Edition: Jonathan Cape, 1970
Review number: 291
Kurt Vonnegut's most famous novel is one of several American novels dealing in a more or less experimental way with the Second World War which came out in the sixties and early seventies. (Joseph Heller's Catch 22 and Thomas Pynchon's Gravity's Rainbow are other notable examples.) The impetus behind this was presumably - consciously or unconsciously - the Korean and Vietnam Wars; the three novels mentioned are all anti-war, all have an anti-heroic element, all detail horrific actions against the innocent carried out by soldiers scarcely less innocent. It may be that it was only the climate brought about by the news coverage of Vietnam - which also contained these elements - that they felt it was possible to express what they thought of war. (The three books also share an autobiographical atmosphere, in among the exaggeration and tragic comedy, though this may be to do with the prose style. I don't know enough about the authors' own lives to say how much might have been based on their own war experiences.) Even so, both Heller and Pynchon used a stream of consciousness influenced style, and Vonnegut placed his stories in a series of clichés from pulp science fiction; none of them are straightforward narratives.
After an introductory section, apparently about how the novel came to be written, the reader is plunged a deeper level into the narrative. The lengthy subtitle of the novel takes images from both of these levels (the Children's Crusade, aliens from Trafalmadore) to make the book seem almost inexplicable - the opposite of the normal function of a subtitle. The main narrative is the story of Billy Pilgrim, an optometrist from New England. But it does not tell us his life story, or even concentrate on the war or the bombing of Dresden.
The non-linear temporal structure is simplified through the use of a science fiction cliché: Pilgrim has come loose from normal time. One minute he is experiencing becoming a prisoner of war in Germany in 1945, then he is at his daughter's wedding in the mid-sixties. The identification between Vietnam and the unheroic side of World War II is increased by Pilgrim's son's involvement in the later war.
A second science fiction cliché, the abduction of Pilgrim by the Tralfamadorans, is used to allow Vonnegut to comment on the absurdity of human culture; combined with the time travel, this is not confined to the period chronologically after the abduction.
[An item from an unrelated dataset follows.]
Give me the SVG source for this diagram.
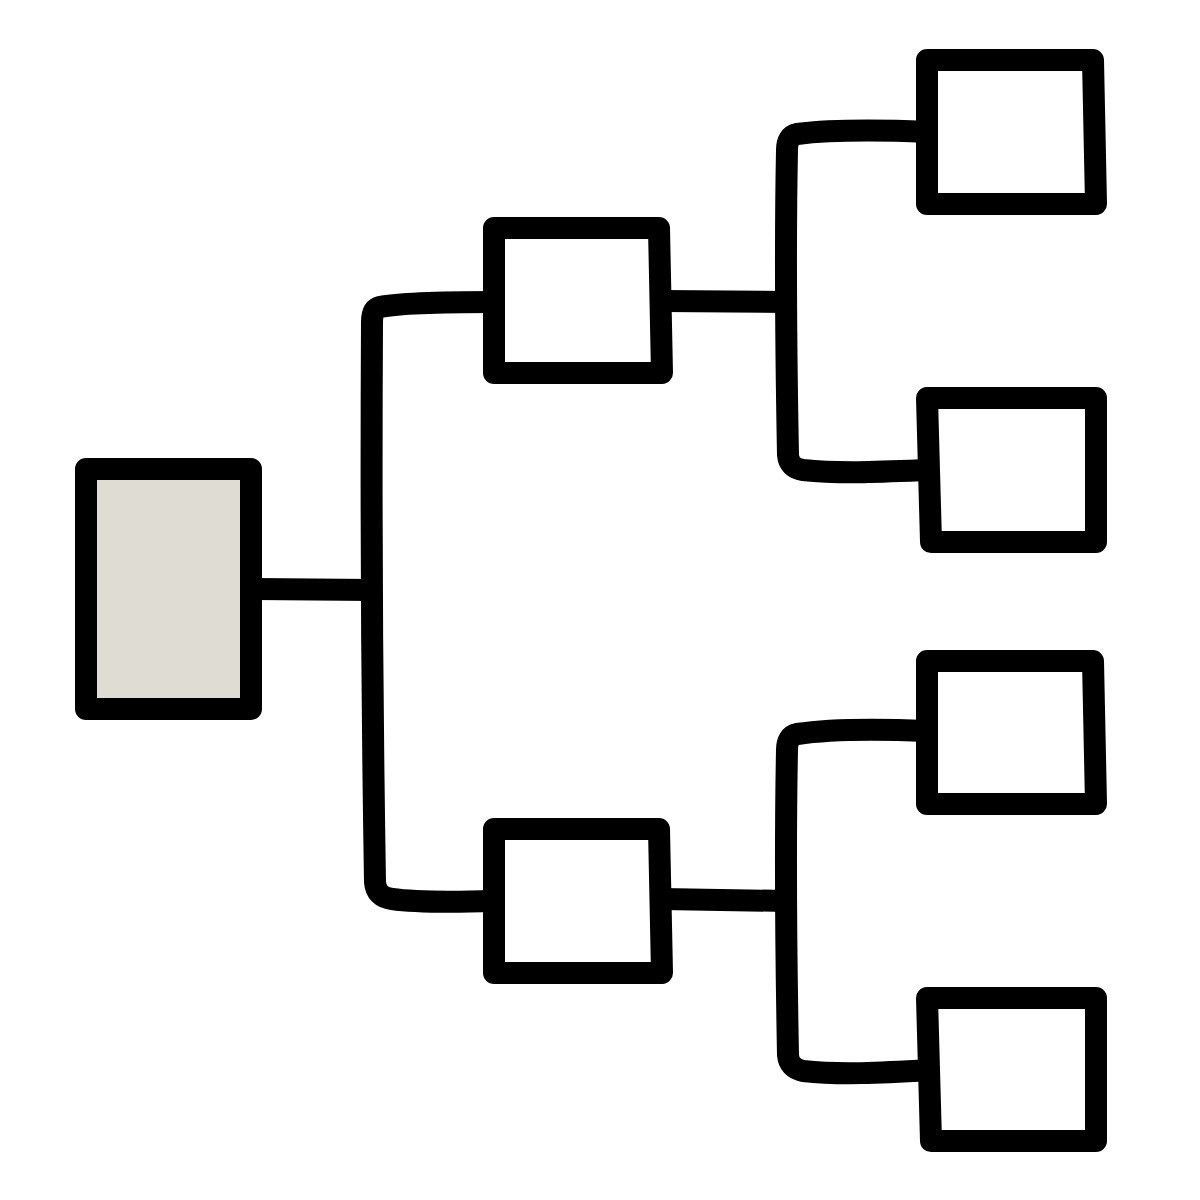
<svg xmlns="http://www.w3.org/2000/svg" width="1200" height="1200" viewBox="0 0 1200 1200">
<style>
.box{fill:#FFFFFF;stroke:#000;stroke-width:22;stroke-linejoin:round}
.root{fill:#DFDDD3}
.c{fill:none;stroke:#000;stroke-width:22;stroke-linejoin:round}
</style>
<rect width="1200" height="1200" fill="#FFFFFF"/>
<g id="connectors">
<path class="c" d="M251 589 L372 590"/>
<path class="c" d="M494 302 C450 302 400 303 380 307 Q372 309 372 322 C371 500 372 700 375 882 Q376 897 392 899 C420 903 460 902 494 901"/>
<path class="c" d="M662 301 L787 302"/>
<path class="c" d="M927 132 C880 130 830 130 797 134 Q787 136 787 150 C785 250 786 350 788 455 Q789 468 803 470 C840 474 880 472 929 470"/>
<path class="c" d="M662 899 L787 901"/>
<path class="c" d="M927 731 C880 729 830 729 797 734 Q787 736 787 750 C785 850 786 950 788 1055 Q789 1068 803 1071 C840 1075 880 1073 929 1070"/>
</g>
<g id="root"><polygon class="box root" points="86,469 251,469 251,709 86,709"/></g>
<g id="mid-top"><polygon class="box" points="494,228 659,228 662,373 494,373"/></g>
<g id="mid-bottom"><polygon class="box" points="494,829 659,829 662,973 494,973"/></g>
<g id="leaf-1"><polygon class="box" points="927,60 1093,60 1096,204 927,204"/></g>
<g id="leaf-2"><polygon class="box" points="927,398 1096,398 1096,542 931,542"/></g>
<g id="leaf-3"><polygon class="box" points="927,661 1093,661 1096,804 927,804"/></g>
<g id="leaf-4"><polygon class="box" points="927,998 1096,998 1096,1141 931,1141"/></g>
</svg>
The centre of Slaughterhouse 5, though, is the horrific effects of the bombing of Dresden by the Allies. Pilgrim was a POW confined in a former slaughterhouse in the city, hence the novel's title. Because the POWs happened to be underground at the time of the raid, they were among the few survivors. The biggest raid of the war, the bombing of Dresden and the firestorm that followed caused destruction and loss of life on a scale at least comparable to Hiroshima and Nagasaki. Since it was entirely conventional bombs which were dropped, the survivors were spared the horrors of radiation poisoning, but it still amounts to one of the most serious military crimes of history: Dresden was not a target of any importance in the German war effort. Vonnegut's novel has come out of his reaction to this event, and it is a memorial which conveys at least some sense of the horror of what happened. That is why it is an important novel.